À la fois débridé et caustique, cet article est une critique de l’embrigadement que subit la jeunesse à son arrivée aux Chantiers.
L’auteur se fait le porte-parole (réel ou fictif) de courriers qu’il aurait reçus et qui expriment la sensation d’étouffement ressentie par certains.
Il existe des gens dont la fonction est de faire des laïus. C’est de là que vient notre horreur pour les laïus. Dans une société saine, l’homme parle à ses enfants quand le besoin s’en fait sentir. Et ce sont des paroles bien senties. Actuellement, c’est X... qui fait, de 9h30 à 10h30, devant un auditoire anonyme, le treizième laïus du mercredi (Paragraphe c : Le respect dû aux vieillards). S’il est consciencieux, il a étudié la question et, comme c’est la septième année qu’il traite le sujet, en trois points, il a considérablement revu et augmenté son cours. À la fin du mois, il n’aura pas volé ses 4 000 francs.
Ça n’empêche pas que c’est son métier, son gagne-pain, de faire des laïus et que ceux qui l’écoutent le font dans la salle des laïus, à l’heure du laïus, sur les bancs du laïus, avec l’inattention qu’il est normal d’y apporter. Je ne dis pas qu’ils ont raison d’être inattentifs : je dis qu’il est déplorable et normal qu’ils le soient.
Ce n’est pas le matou qui a ses jours, ce sont les chattes. Et il ne les traite pas pour cela de petites fantaisistes. Il comprend très bien, lui, qu’on peut avoir d’autres chats à fouetter. Or donc, voulant vous dire deux mots sur la récente perte de nos colonies, j’admets très bien, moi aussi, que vous ayez d’autres chats à fouetter. Du moins n’en parlerai-je pas sur commande mais parce que cela m’intéresse personnellement et parce que d’autres m’en ont parlé que la question intéressait, je veux dire quelques rares amis, des égaux, tout à fait sincères, qui me racontent des blagues et s’esbaudissent avec moi quand le cœur leur en dit, qui me confient leurs soucis quand ils ressentent le besoin d’en parler à quelqu’un.

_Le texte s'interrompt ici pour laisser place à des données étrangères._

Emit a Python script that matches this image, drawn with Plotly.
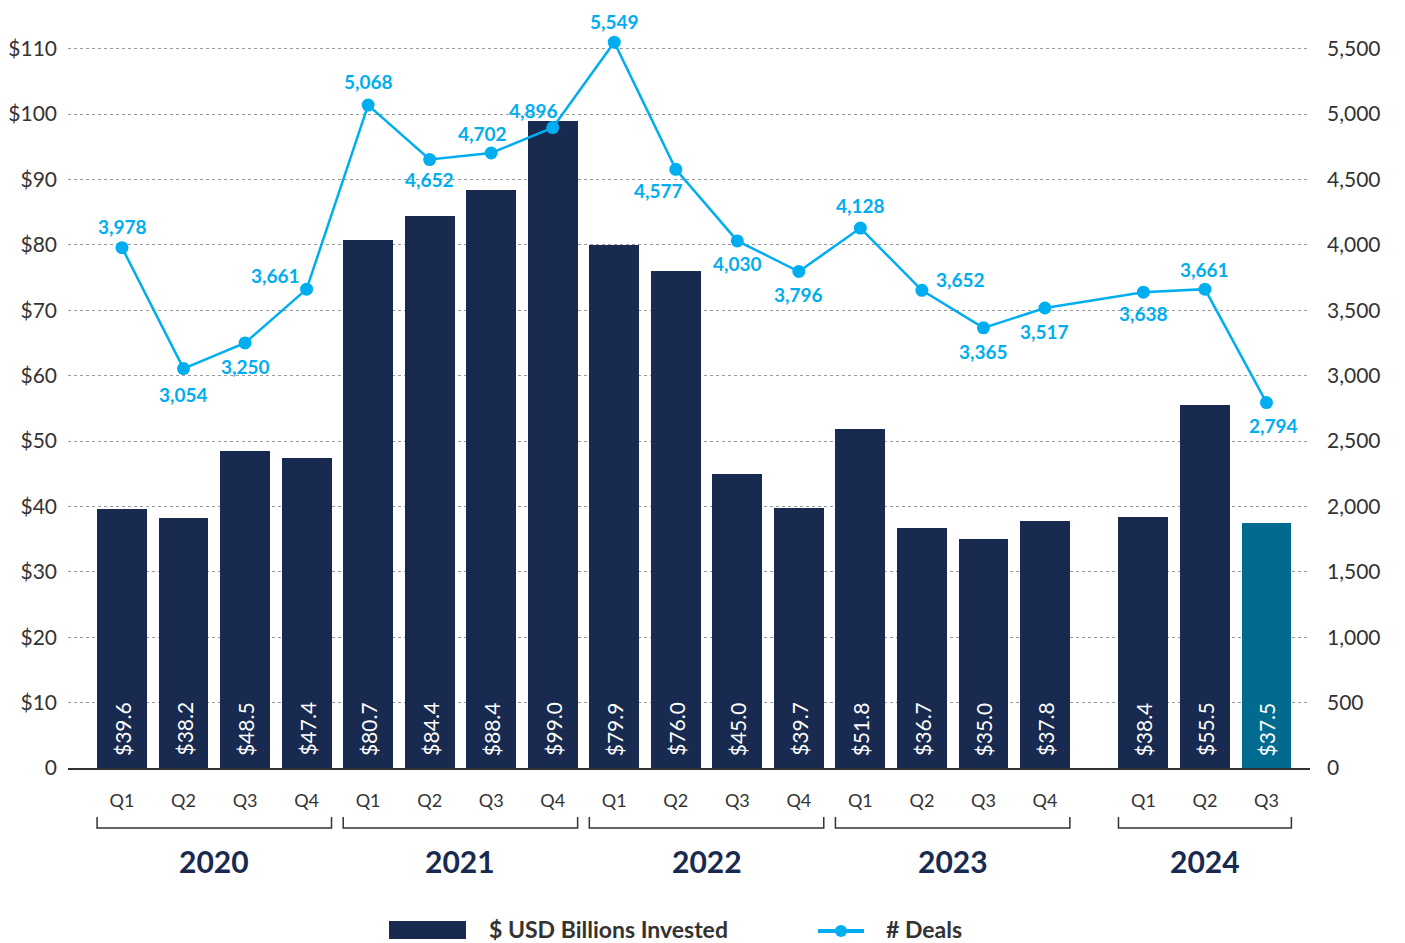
import plotly.graph_objects as go

# Quarterly venture data
years = [2020, 2020, 2020, 2020,
         2021, 2021, 2021, 2021,
         2022, 2022, 2022, 2022,
         2023, 2023, 2023, 2023,
         2024, 2024, 2024]
quarters = ["Q1", "Q2", "Q3", "Q4",
            "Q1", "Q2", "Q3", "Q4",
            "Q1", "Q2", "Q3", "Q4",
            "Q1", "Q2", "Q3", "Q4",
            "Q1", "Q2", "Q3"]
invested = [39.6, 38.2, 48.5, 47.4,
            80.7, 84.4, 88.4, 99.0,
            79.9, 76.0, 45.0, 39.7,
            51.8, 36.7, 35.0, 37.8,
            38.4, 55.5, 37.5]
deals = [3978, 3054, 3250, 3661,
         5068, 4652, 4702, 4896,
         5549, 4577, 4030, 3796,
         4128, 3652, 3365, 3517,
         3638, 3661, 2794]
left_ticks = [0, 10, 20, 30, 40, 50, 60, 70, 80, 90, 100, 110]
left_labels = ["0", "$10", "$20", "$30", "$40", "$50", "$60", "$70", "$80", "$90", "$100", "$110"]
right_ticks = [0, 500, 1000, 1500, 2000, 2500, 3000, 3500, 4000, 4500, 5000, 5500]

NAVY = "#182A4F"
TEAL = "#006B8F"
BLUE = "#00AEEF"
GREY = "#333333"
FONT = "Lato"

# x positions: the current year sits a little apart from the completed years
x_pos = [i + (0.6 if y == 2024 else 0.0) for i, y in enumerate(years)]
bar_colors = [NAVY] * (len(invested) - 1) + [TEAL]

# Geometry of the plotting area (pixels)
W, H = 1405, 943
PL, PR = 68, 1310
BASE_PX = 768
PX_PER_UNIT = 719 / 110
Y_TOP = 113
PLOT_H = Y_TOP * PX_PER_UNIT
MT = BASE_PX - PLOT_H
MB = H - BASE_PX


def px_x(p):
    return (p - PL) / (PR - PL)


def px_y(p):
    return (BASE_PX - p) / PLOT_H


fig = go.Figure()

fig.add_trace(go.Bar(
    x=x_pos, y=invested, width=0.81,
    marker=dict(color=bar_colors, line=dict(width=0)),
    name="$ USD Billions Invested", yaxis="y",
))

fig.add_trace(go.Scatter(
    x=x_pos, y=deals, mode="lines+markers",
    line=dict(color=BLUE, width=2.5),
    marker=dict(color=BLUE, size=13),
    name="# Deals", yaxis="y2", cliponaxis=False,
))

annotations = []

# values written inside the bars, reading upward from the base
for xp, v in zip(x_pos, invested):
    annotations.append(dict(
        x=xp, y=0, xref="x", yref="y", text=f"${v:.1f}", showarrow=False,
        textangle=-90, xanchor="center", yanchor="bottom", yshift=10,
        font=dict(family=FONT, size=21, color="white"),
    ))

# deal counts next to each point (x, y offsets in pixels)
label_offsets = [(0, 21), (0, -26), (0, -24), (-31, 14),
                 (0, 24), (0, -20), (-9, 20), (-19, 17),
                 (0, 21), (-17, -21), (0, -23), (0, -23),
                 (0, 23), (39, 11), (0, -24), (0, -24),
                 (0, -21), (0, 20), (7, -23)]
for xp, d, (dx, dy) in zip(x_pos, deals, label_offsets):
    annotations.append(dict(
        x=xp, y=d, xref="x", yref="y2", text=f"{d:,}", showarrow=False,
        xanchor="center", yanchor="middle", xshift=dx, yshift=dy,
        font=dict(family=FONT, size=19, color=BLUE, weight="bold"),
    ))

# year brackets under the quarter labels
shapes = []
br_top, br_bot = px_y(817), px_y(828)
for yr in sorted(set(years)):
    xs = [xp for xp, y in zip(x_pos, years) if y == yr]
    x0, x1 = xs[0] - 0.405, xs[-1] + 0.405
    shapes.append(dict(
        type="path", xref="x", yref="paper",
        path=f"M {x0},{br_top} L {x0},{br_bot} L {x1},{br_bot} L {x1},{br_top}",
        line=dict(color=GREY, width=1.5),
    ))
    annotations.append(dict(
        x=(x0 + x1) / 2, y=px_y(861), xref="x", yref="paper", text=str(yr),
        showarrow=False, xanchor="center", yanchor="middle",
        font=dict(family=FONT, size=30, color=NAVY, weight="bold"),
    ))

# legend drawn beneath the chart
leg_y = px_y(929)
shapes.append(dict(type="rect", xref="paper", yref="paper",
                   x0=px_x(389), x1=px_x(466), y0=px_y(921), y1=px_y(939),
                   fillcolor=NAVY, line=dict(width=0)))
shapes.append(dict(type="line", xref="paper", yref="paper",
                   x0=px_x(818), x1=px_x(864), y0=px_y(931), y1=px_y(931),
                   line=dict(color=BLUE, width=4)))
shapes.append(dict(type="circle", xref="paper", yref="paper",
                   x0=px_x(835), x1=px_x(847), y0=px_y(925), y1=px_y(937),
                   fillcolor=BLUE, line=dict(width=0)))
annotations.append(dict(x=px_x(487), y=leg_y, xref="paper", yref="paper",
                        text="$ USD Billions Invested", showarrow=False,
                        xanchor="left", yanchor="middle",
                        font=dict(family=FONT, size=23, color=GREY, weight="bold")))
annotations.append(dict(x=px_x(884), y=leg_y, xref="paper", yref="paper",
                        text="# Deals", showarrow=False,
                        xanchor="left", yanchor="middle",
                        font=dict(family=FONT, size=23, color=GREY, weight="bold")))

fig.update_layout(
    width=W, height=H,
    margin=dict(l=PL, r=W - PR, t=MT, b=MB, pad=0, autoexpand=False),
    plot_bgcolor="white", paper_bgcolor="white",
    showlegend=False, bargap=0,
    font=dict(family=FONT, color=GREY),
    xaxis=dict(
        range=[(PL - 122) / 61.53, (PR - 122) / 61.53],
        tickvals=x_pos, ticktext=quarters, ticks="",
        tickfont=dict(family=FONT, size=18, color=GREY),
        ticklabelstandoff=15, automargin=False,
        showgrid=False, zeroline=False,
        showline=True, linecolor=GREY, linewidth=2,
    ),
    yaxis=dict(
        range=[0, Y_TOP], tickvals=left_ticks, ticktext=left_labels,
        tickfont=dict(family=FONT, size=21, color=GREY),
        ticklabelstandoff=10, automargin=False,
        showgrid=True, gridcolor="#9a9a9a", griddash="dot", gridwidth=1,
        zeroline=False, showline=False, ticks="",
    ),
    yaxis2=dict(
        range=[0, Y_TOP / 110 * 5500], tickvals=right_ticks,
        tickformat=",", overlaying="y", side="right",
        tickfont=dict(family=FONT, size=21, color=GREY),
        ticklabelstandoff=16, automargin=False,
        showgrid=False, zeroline=False, showline=False, ticks="",
    ),
    annotations=annotations,
    shapes=shapes,
)

fig.write_html("out.html")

Je lis dans une lettre du 3 janvier :
... Mon départ aux colonies est, en même temps qu’un impérieux désir dans le présent, un vieux rêve de gosse. À 16 ans, je parlais déjà du jour où je serais (ici, une profession) dans un pays de soleil. Curiosité, besoin déjà de changement et, qui sait, peut-être intuition de cette période tourmentée et pénible de ma vie. Car maintenant j’ai une impression terrible de temps perdu. Il me semble que ce que j’ai de meilleur en moi se gaspille inutilement pendant que je végète ici. À ce moment où je sais qu’une seule chose compte : rencontrer des êtres ayant une personnalité, une originalité profonde, m’enrichir, réaliser ma propre personnalité par une sérieuse formation humaine, je suis obligé de passer des journées sans voir une personne parlant le même langage que moi. C’est pourquoi l’idée de partir s’impose à mon esprit. Partir aux colonies serait aussi fuir ce monde idiot qui ignore la sincérité, la spontanéité, qui ne remue que sous la contrainte des préjugés sociaux, des conventions morales nécessaires pour qu’une foule, qui ne connaît même pas le mal dont elle souffre, fasse bonne figure...J’ignore si ce que j’éprouve actuellement est une rage passagère ou une sorte de mal du siècle, mais j’ai déjà rencontré plusieurs personnes pensant comme moi...
Je ne critique pas les idées exprimées. La personne qui les expose n’appartient pas à l’espèce des ratés mais pratique un métier très actif.
Je pourrais citer cinq ou six autres lettres qui crient, certaines beaucoup plus fort, la même solitude dans la foule, le même cauchemar d’asphyxie et la même soif d’air pur. J’en connais qui piétinent et trépignent dans l’artificiel, qui ont des envies de se taper la tête contre les murs. Mais leurs lettres sont dans ma cantine et depuis dix jours ma cantine, confiée aux bons soins des T.A. et de la S.N.C.F., est pour le moment quelque part en souffrance. Je ne veux pas paraphraser.
Ces lettres me donnent la certitude qu’il y a en France beaucoup plus de jeunes qu’on ne le croit qui se sentent une âme de colon.
Ce qu’ils ressentent, dans notre malheur actuel, ce n’est pas la perte de ressources alimentaires ou de matières premières industrielles, c’est la perte d’un cadre de vie naturel, d’une solitude où l’on puisse être un peu le patriarche.
“Rêves de gosses !” diront les vieux.
Peut-être, mais je n’ai pas d’autre ambition que d’apporter le témoignage des jeunes.